> STATED PROBLEM:
The required output is a single number: how many lines of the material contain the string "this".

> LISTING:
* * * *

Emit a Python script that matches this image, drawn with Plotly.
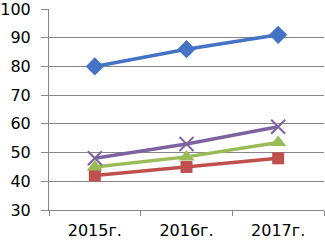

* * * *

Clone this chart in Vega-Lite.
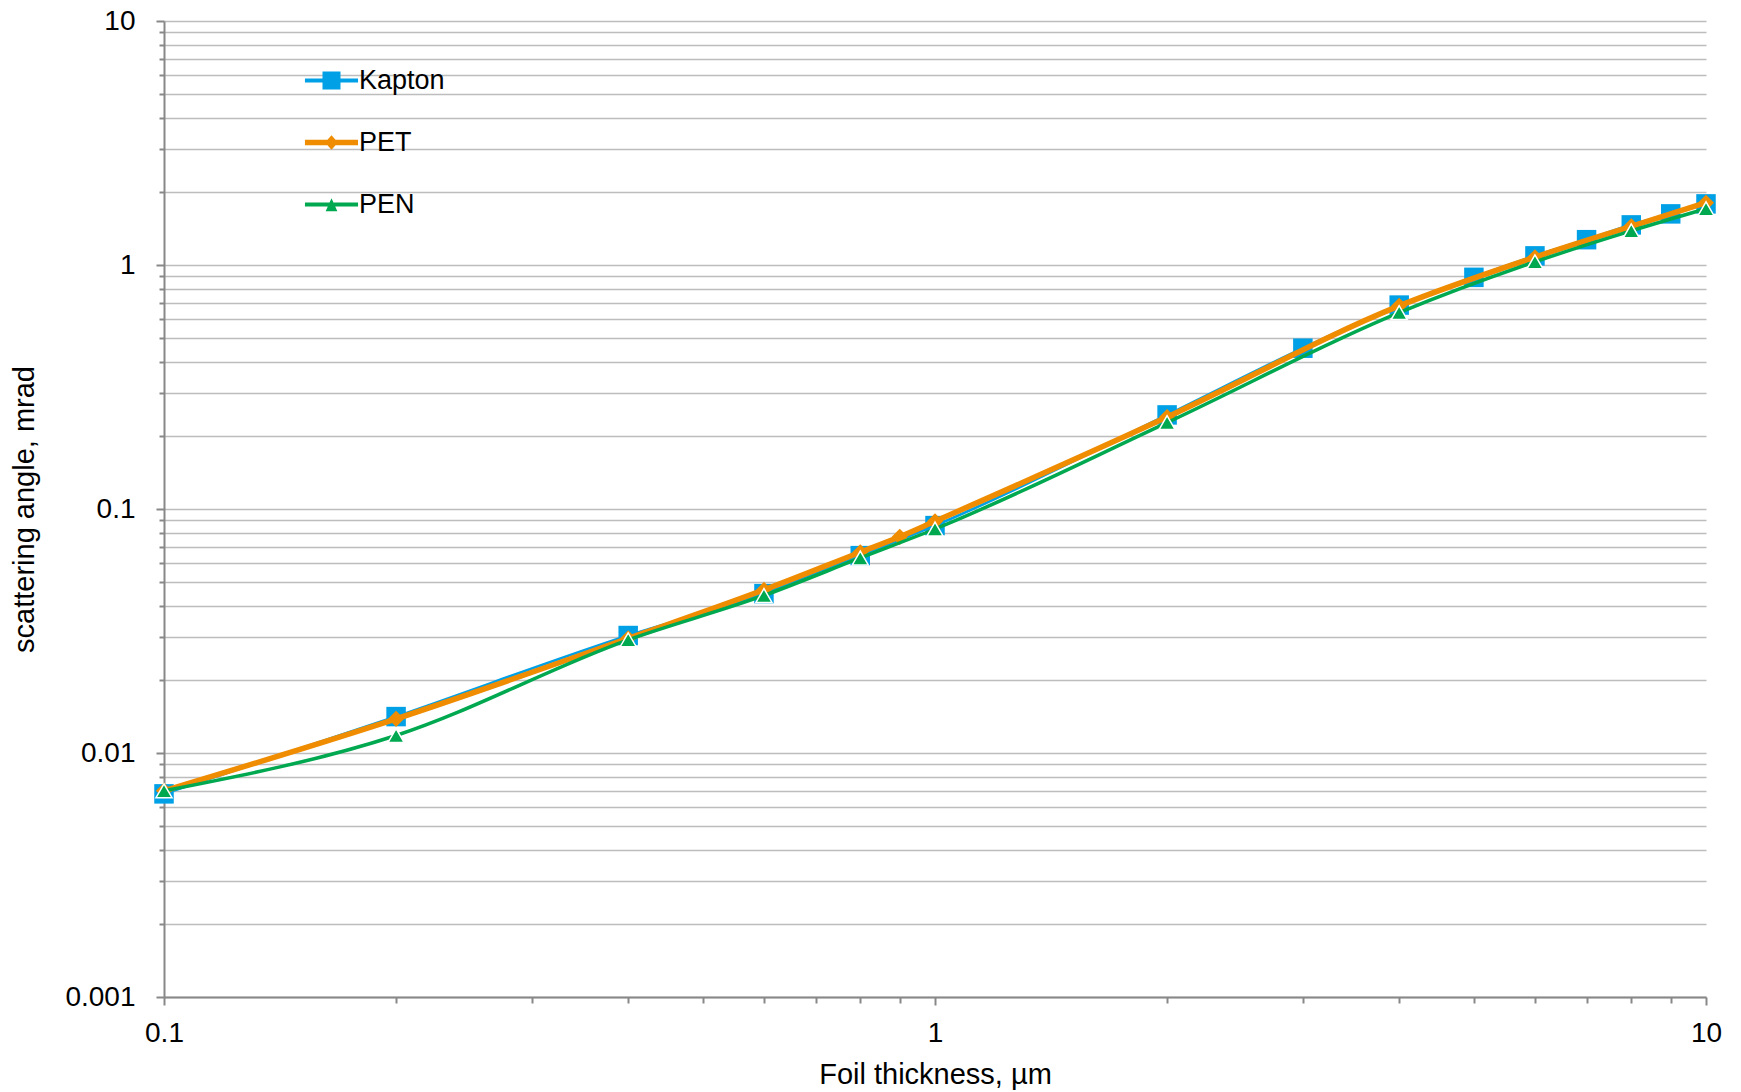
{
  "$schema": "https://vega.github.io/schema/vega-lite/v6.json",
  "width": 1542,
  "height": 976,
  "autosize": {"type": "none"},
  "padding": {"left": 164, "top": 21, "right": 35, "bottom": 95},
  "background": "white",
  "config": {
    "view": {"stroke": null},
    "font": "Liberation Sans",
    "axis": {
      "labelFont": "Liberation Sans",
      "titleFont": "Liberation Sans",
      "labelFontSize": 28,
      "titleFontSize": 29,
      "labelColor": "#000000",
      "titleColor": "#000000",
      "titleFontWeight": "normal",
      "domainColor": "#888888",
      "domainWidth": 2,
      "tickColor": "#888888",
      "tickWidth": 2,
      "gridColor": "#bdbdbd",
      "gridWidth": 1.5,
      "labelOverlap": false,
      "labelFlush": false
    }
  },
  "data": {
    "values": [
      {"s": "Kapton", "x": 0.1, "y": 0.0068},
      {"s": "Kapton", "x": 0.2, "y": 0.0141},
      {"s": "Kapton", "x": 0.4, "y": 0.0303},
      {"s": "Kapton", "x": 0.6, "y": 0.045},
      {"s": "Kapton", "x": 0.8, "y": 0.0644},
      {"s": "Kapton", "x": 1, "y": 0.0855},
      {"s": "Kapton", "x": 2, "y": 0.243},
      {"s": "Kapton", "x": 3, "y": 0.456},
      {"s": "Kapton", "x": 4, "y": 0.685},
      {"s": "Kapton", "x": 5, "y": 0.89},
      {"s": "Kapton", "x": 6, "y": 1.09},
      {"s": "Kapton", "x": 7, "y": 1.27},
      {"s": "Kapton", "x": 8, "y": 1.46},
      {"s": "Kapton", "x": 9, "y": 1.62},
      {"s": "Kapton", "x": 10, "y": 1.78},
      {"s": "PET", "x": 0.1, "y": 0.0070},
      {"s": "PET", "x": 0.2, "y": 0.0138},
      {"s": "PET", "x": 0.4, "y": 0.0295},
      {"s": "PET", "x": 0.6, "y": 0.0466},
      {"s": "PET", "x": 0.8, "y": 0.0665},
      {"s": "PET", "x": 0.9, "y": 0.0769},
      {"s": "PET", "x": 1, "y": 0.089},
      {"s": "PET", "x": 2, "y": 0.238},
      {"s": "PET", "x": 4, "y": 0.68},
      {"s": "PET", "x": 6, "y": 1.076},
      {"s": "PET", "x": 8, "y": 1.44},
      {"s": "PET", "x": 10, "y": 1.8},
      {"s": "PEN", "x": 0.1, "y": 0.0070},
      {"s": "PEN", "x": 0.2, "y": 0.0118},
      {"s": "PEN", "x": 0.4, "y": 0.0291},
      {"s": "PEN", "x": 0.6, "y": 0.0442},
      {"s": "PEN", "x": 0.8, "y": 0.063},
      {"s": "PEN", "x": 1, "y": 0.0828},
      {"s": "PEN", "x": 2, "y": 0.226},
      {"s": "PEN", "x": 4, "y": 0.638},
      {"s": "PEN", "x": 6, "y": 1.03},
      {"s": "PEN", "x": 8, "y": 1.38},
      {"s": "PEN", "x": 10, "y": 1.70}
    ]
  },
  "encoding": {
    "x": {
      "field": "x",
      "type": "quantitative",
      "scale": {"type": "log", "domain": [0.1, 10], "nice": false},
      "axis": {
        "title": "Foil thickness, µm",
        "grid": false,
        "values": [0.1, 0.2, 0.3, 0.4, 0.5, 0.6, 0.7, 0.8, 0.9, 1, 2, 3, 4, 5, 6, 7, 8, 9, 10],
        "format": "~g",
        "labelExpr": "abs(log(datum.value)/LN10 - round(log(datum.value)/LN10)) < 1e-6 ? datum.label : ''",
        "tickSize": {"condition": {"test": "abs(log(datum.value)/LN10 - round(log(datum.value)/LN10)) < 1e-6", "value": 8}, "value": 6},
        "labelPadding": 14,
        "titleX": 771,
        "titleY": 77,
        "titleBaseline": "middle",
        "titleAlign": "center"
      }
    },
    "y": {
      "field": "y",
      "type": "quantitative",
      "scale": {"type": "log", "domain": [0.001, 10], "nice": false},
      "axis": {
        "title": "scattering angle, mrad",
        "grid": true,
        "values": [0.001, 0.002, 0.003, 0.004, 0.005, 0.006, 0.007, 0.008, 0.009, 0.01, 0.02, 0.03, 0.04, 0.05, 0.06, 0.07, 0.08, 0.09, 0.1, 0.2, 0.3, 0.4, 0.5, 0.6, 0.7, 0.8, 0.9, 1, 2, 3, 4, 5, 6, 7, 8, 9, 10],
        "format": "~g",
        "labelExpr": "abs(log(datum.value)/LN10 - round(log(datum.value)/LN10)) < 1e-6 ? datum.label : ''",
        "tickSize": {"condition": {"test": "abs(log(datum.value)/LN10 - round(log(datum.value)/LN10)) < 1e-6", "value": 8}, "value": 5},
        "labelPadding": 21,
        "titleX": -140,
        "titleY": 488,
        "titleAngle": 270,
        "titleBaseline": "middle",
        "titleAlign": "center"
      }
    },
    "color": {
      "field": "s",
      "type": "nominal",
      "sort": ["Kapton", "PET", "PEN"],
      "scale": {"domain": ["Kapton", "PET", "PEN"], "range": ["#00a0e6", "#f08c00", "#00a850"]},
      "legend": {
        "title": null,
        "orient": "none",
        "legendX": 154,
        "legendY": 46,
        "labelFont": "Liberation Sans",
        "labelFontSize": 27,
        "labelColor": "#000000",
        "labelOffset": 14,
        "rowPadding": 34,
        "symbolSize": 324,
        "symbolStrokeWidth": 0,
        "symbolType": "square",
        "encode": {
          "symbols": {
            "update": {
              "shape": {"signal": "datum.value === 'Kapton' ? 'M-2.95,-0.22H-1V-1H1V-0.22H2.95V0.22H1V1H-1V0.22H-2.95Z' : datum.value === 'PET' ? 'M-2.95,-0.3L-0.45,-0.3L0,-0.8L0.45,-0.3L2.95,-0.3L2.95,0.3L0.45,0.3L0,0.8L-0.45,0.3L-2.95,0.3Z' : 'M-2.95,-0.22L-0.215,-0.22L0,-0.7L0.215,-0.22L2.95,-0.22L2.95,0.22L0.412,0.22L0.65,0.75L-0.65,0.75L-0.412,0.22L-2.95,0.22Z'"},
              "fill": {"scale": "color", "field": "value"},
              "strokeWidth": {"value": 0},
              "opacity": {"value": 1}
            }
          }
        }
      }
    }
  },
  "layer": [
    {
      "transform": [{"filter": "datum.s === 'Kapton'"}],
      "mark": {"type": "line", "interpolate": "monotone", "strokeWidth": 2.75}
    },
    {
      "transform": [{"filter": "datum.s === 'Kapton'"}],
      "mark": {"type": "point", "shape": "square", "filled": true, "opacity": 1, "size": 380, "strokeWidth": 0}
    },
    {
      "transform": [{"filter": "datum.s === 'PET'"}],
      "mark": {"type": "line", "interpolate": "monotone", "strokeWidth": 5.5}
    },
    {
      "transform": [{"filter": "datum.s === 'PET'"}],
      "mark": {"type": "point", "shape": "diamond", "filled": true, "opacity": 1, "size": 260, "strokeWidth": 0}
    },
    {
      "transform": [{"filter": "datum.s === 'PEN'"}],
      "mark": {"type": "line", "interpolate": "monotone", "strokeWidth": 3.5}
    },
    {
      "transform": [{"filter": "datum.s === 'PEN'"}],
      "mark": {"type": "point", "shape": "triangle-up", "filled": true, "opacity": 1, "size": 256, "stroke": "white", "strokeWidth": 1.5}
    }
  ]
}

* * * *

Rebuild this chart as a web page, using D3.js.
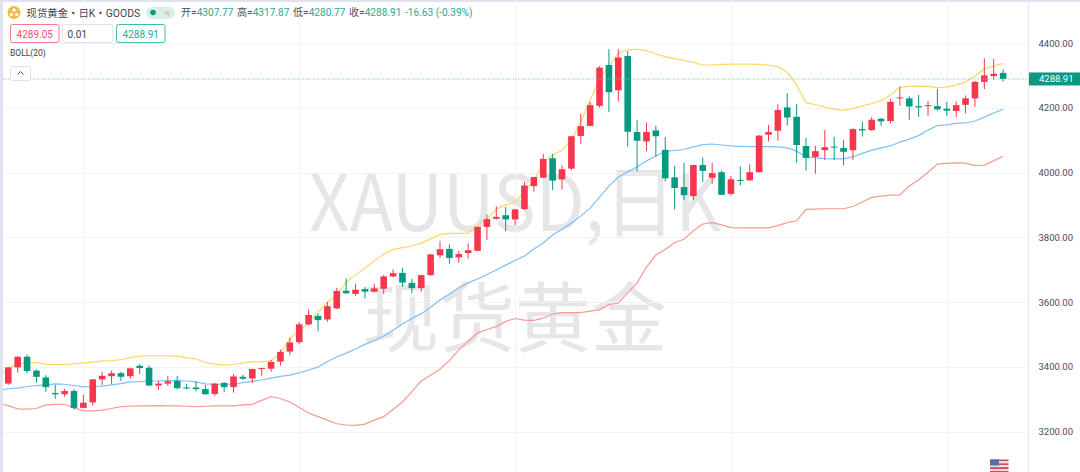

* * * *

> OUTPUT BELOW:
3